Demonstrators in hundreds of other cities have joined in the Occupy Wall Street movement, and attempts to quash the protests using force have ended in violence, the Vision Vancouver mayor added.
"I know, looking at other cities that have descended into chaos with tear gas and arrests and violence, that that is not the way forward," Robertson said. "Precipitating that with threats and ultimatums is totally irresponsible, so we're not going there."
Anton says her motion would see "squatters" at the Art Gallery given a week notice to remove tents from the property. "People are fine, tents are not," said Anton, who accused Robertson of responding to the situation with indecision.

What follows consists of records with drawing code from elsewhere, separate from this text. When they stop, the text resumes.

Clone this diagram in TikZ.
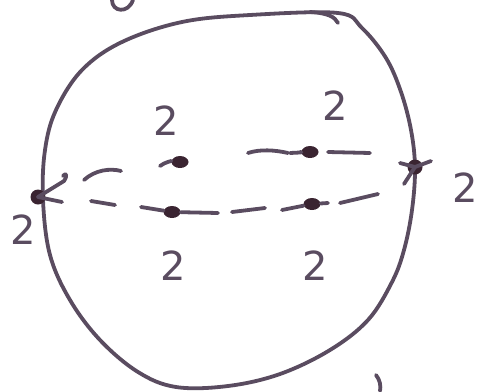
\documentclass[tikz,border=0pt]{standalone}
\usepackage{fontspec}
\setmainfont{DejaVu Sans}
\definecolor{ink}{HTML}{5A4C60}
\definecolor{dotink}{HTML}{3A2431}
\tikzset{
  pen/.style={draw=ink, line width=3.8pt, line cap=round, line join=round},
  vtx/.style={ellipse, fill=dotink, inner sep=0pt, minimum width=17pt, minimum height=12pt},
  pt/.style={circle, fill=dotink, inner sep=0pt, minimum size=15pt},
  lab/.style={text=ink, font=\fontsize{40}{40}\selectfont, inner sep=0pt}
}
\usetikzlibrary{shapes.geometric}
\begin{document}
\begin{tikzpicture}[x=1pt,y=-1pt]
\useasboundingbox (0,0) rectangle (481,391);
% outer closed curve
\draw[pen] plot[smooth cycle, tension=0.6] coordinates {
 (250,15) (338,13) (362,28) (386,58) (401,92) (411,130) (415,168) (412,210)
 (404,250) (392,282) (368,320) (330,350) (280,374) (228,386) (176,387)
 (138,372) (100,340) (70,300) (50,255) (43,200) (45,150) (56,110) (82,70)
 (122,42) (182,22)};
\draw[pen] (310,12) .. controls (328,13) and (335,17) .. (338,23);
% fragments at edges
\draw[pen] (112,0) .. controls (112,12) and (128,14) .. (133,0);
\draw[pen] (376,375) .. controls (380,380) and (381,386) .. (380,391);
% end points
\node[pt] (L) at (38,197) {};
\node[pt] (R) at (415,167) {};
\node[vtx] (u1) at (180,162) {};
\node[vtx] (u2) at (310,152) {};
\node[vtx] (l1) at (172,212) {};
\node[vtx] (l2) at (312,204) {};
% marks at the end points
\draw[pen] (L.center) -- (64,181) .. controls (68,175) and (66,172) .. (63,176);
\draw[pen] (L.center) -- (62,202);
\draw[pen] (R.center) -- (400,163);
\draw[pen] (R.center) -- (431,161);
\draw[pen] (R.center) -- (404,184);
% dashed connectors
\draw[pen] (84,180) .. controls (95,170) and (110,168) .. (121,171);
\draw[pen] (160,166) .. controls (165,162) and (172,161) .. (u1);
\draw[pen] (248,153) .. controls (260,149) and (275,150) .. (288,153);
\draw[pen] (290,153) -- (u2) -- (300,152);
\draw[pen] (328,152) -- (370,153);
\draw[pen] (91,201) -- (115,205);
\draw[pen] (141,207) -- (l1) -- (218,213);
\draw[pen] (232,212) -- (265,208);
\draw[pen] (282,210) -- (l2) -- (328,203);
\draw[pen] (340,203) -- (378,194);
% labels
\node[lab] (a1) at (166,121) {2};
\node[lab] (a2) at (335,106) {2};
\node[lab] (a3) at (23,230) {2};
\node[lab] (a4) at (465,188) {2};
\node[lab] (a5) at (173,266) {2};
\node[lab] (a6) at (315,266) {2};
\end{tikzpicture}
\end{document}
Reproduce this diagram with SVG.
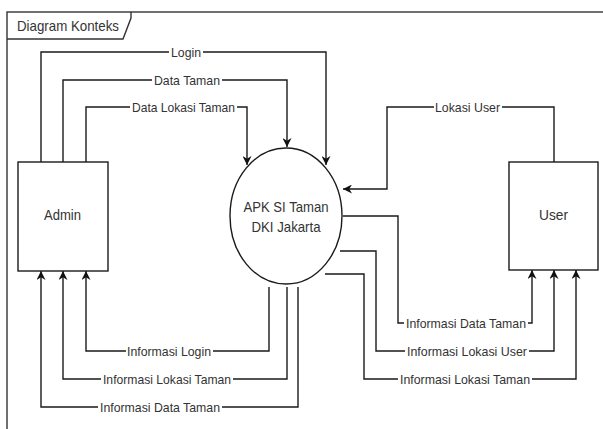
<svg xmlns="http://www.w3.org/2000/svg" width="603" height="429" viewBox="0 0 603 429">
<style>
.ln{fill:none;stroke:#1a1a1a;stroke-width:1.4}
.bx{fill:#fff;stroke:#1a1a1a;stroke-width:1.4}
.t{font-family:"Liberation Sans",Arial,sans-serif;fill:#333;text-anchor:middle}
.lb{font-size:13px}
.nd{font-size:15px}
.bg{fill:#fff}
</style>
<defs>
<marker id="ah" viewBox="0 0 10 10" refX="10" refY="5" markerWidth="10" markerHeight="9" markerUnits="userSpaceOnUse" orient="auto">
<path d="M0,0 L10,5 L0,10 L3,5 Z" fill="#111"/>
</marker>
</defs>
<rect width="603" height="429" fill="#fff"/>
<g id="frame">
<rect x="7" y="12" width="620" height="440" fill="none" stroke="#333" stroke-width="1.4"/>
<polyline points="7,39 123,39 131,18 131,12" fill="none" stroke="#333" stroke-width="1.4"/>
<text class="t nd" x="68" y="30.5" textLength="102" lengthAdjust="spacingAndGlyphs">Diagram Konteks</text>
</g>
<g id="connectors">
<path class="ln" d="M41,162 V52 H326 V165" marker-end="url(#ah)"/>
<path class="ln" d="M63,162 V80 H287 V147" marker-end="url(#ah)"/>
<path class="ln" d="M86,162 V107 H247 V165" marker-end="url(#ah)"/>
<path class="ln" d="M554,162 V107 H387 V189 H343" marker-end="url(#ah)"/>
<path class="ln" d="M343,216 H398 V323 H532 V270" marker-end="url(#ah)"/>
<path class="ln" d="M340,251 H376 V351 H554 V270" marker-end="url(#ah)"/>
<path class="ln" d="M325,274 H364 V379 H576 V270" marker-end="url(#ah)"/>
<path class="ln" d="M269,287 V351 H86 V271" marker-end="url(#ah)"/>
<path class="ln" d="M287,287 V379 H63 V271" marker-end="url(#ah)"/>
<path class="ln" d="M298,287 V407 H41 V271" marker-end="url(#ah)"/>
<g id="labels">
<rect class="bg" x="169" y="45" width="34" height="14"/><text class="t lb" x="186" y="52" dy="0.35em" textLength="30" lengthAdjust="spacingAndGlyphs">Login</text>
<rect class="bg" x="152" y="73" width="70" height="14"/><text class="t lb" x="187" y="80" dy="0.35em" textLength="66" lengthAdjust="spacingAndGlyphs">Data Taman</text>
<rect class="bg" x="130" y="100" width="107" height="14"/><text class="t lb" x="183.5" y="107" dy="0.35em" textLength="103" lengthAdjust="spacingAndGlyphs">Data Lokasi Taman</text>
<rect class="bg" x="434" y="100" width="68" height="14"/><text class="t lb" x="467.5" y="107" dy="0.35em" textLength="65" lengthAdjust="spacingAndGlyphs">Lokasi User</text>
<rect class="bg" x="404" y="316" width="124" height="14"/><text class="t lb" x="466" y="323" dy="0.35em" textLength="120" lengthAdjust="spacingAndGlyphs">Informasi Data Taman</text>
<rect class="bg" x="405" y="344" width="124" height="14"/><text class="t lb" x="467" y="351" dy="0.35em" textLength="120" lengthAdjust="spacingAndGlyphs">Informasi Lokasi User</text>
<rect class="bg" x="398" y="372" width="134" height="14"/><text class="t lb" x="465" y="379" dy="0.35em" textLength="130" lengthAdjust="spacingAndGlyphs">Informasi Lokasi Taman</text>
<rect class="bg" x="126" y="344" width="87" height="14"/><text class="t lb" x="169" y="351" dy="0.35em" textLength="84" lengthAdjust="spacingAndGlyphs">Informasi Login</text>
<rect class="bg" x="101" y="372" width="132" height="14"/><text class="t lb" x="167" y="379" dy="0.35em" textLength="128" lengthAdjust="spacingAndGlyphs">Informasi Lokasi Taman</text>
<rect class="bg" x="98" y="400" width="124" height="14"/><text class="t lb" x="160" y="407" dy="0.35em" textLength="120" lengthAdjust="spacingAndGlyphs">Informasi Data Taman</text>
</g>
</g>
<g id="admin">
<rect class="bx" x="18" y="162" width="90" height="109"/>
<text class="t nd" x="62.5" y="215" dy="0.35em" textLength="37" lengthAdjust="spacingAndGlyphs">Admin</text>
</g>
<g id="user">
<rect class="bx" x="509" y="162" width="89" height="108"/>
<text class="t nd" x="553.5" y="215" dy="0.35em" textLength="29" lengthAdjust="spacingAndGlyphs">User</text>
</g>
<g id="apk">
<ellipse class="bx" cx="286" cy="216" rx="56" ry="68"/>
<text class="t nd" x="286" y="207" dy="0.35em" textLength="85" lengthAdjust="spacingAndGlyphs">APK SI Taman</text>
<text class="t nd" x="286" y="227" dy="0.35em" textLength="69" lengthAdjust="spacingAndGlyphs">DKI Jakarta</text>
</g>
</svg>
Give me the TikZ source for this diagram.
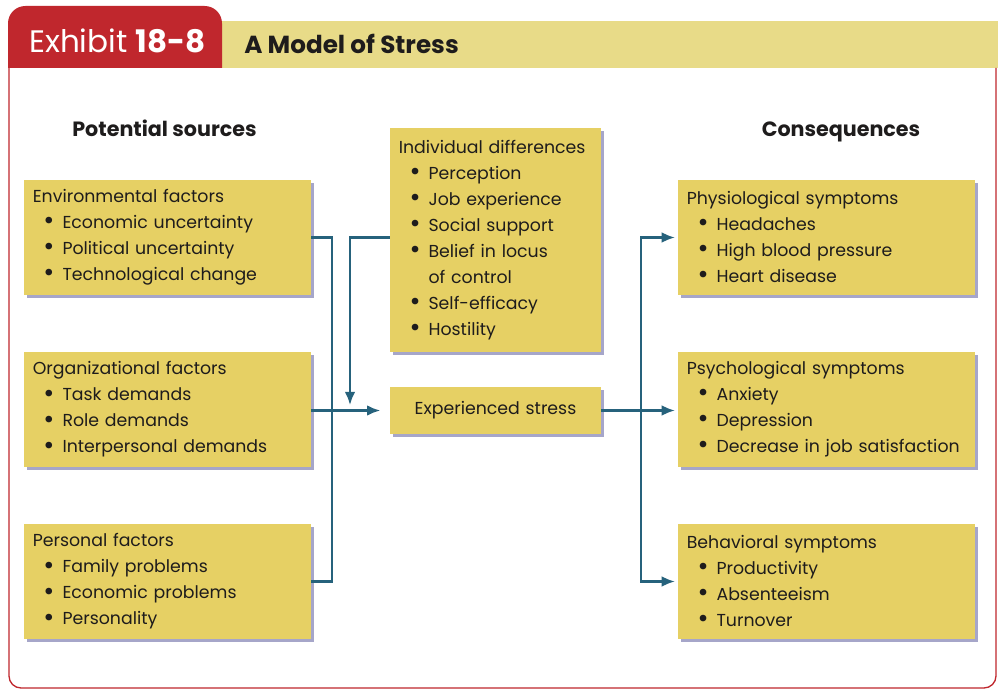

"Nobody, not even me, a member of his council, knows what his intentions are," she said.
The global protest against economic inequality and corporate greed has become a hot-button issue in Vancouver's civic campaign; Tuesday's mayoral debate saw demonstrators shout over both Robertson and Anton before one Occupy protester stormed the stage.
Robertson shrugged the incident off Wednesday as "boisterous" attendees merely exercising their right to protest.
The mayor of Halifax, which has also hosted an Occupy protest since Oct. 15, issued his own one-week ultimatum on Tuesday, saying the city needed to be cleaned for a ceremony of the Atlantic Jewish Council on Nov. 9 and a Remembrance Day event two days later.
He did not outline what the city plans to do if they refuse to vacate.
In the States, a handful of cities have taken a more hands-on approach to quelling protests. On Wednesday, riot squads in the U.S. cracked down on camps in Atlanta and Oakland, Calif., deploying tear gas and arresting dozens of protesters.
Protesters were reportedly warned multiple times overnight before the raid began.
Vancouver's mayor insists the situation must be taken day-by-day, and that the city would take more swift action if police or staff witness health, safety or fire breaches at the site.
Municipal elections are being held province-wide Nov. 19.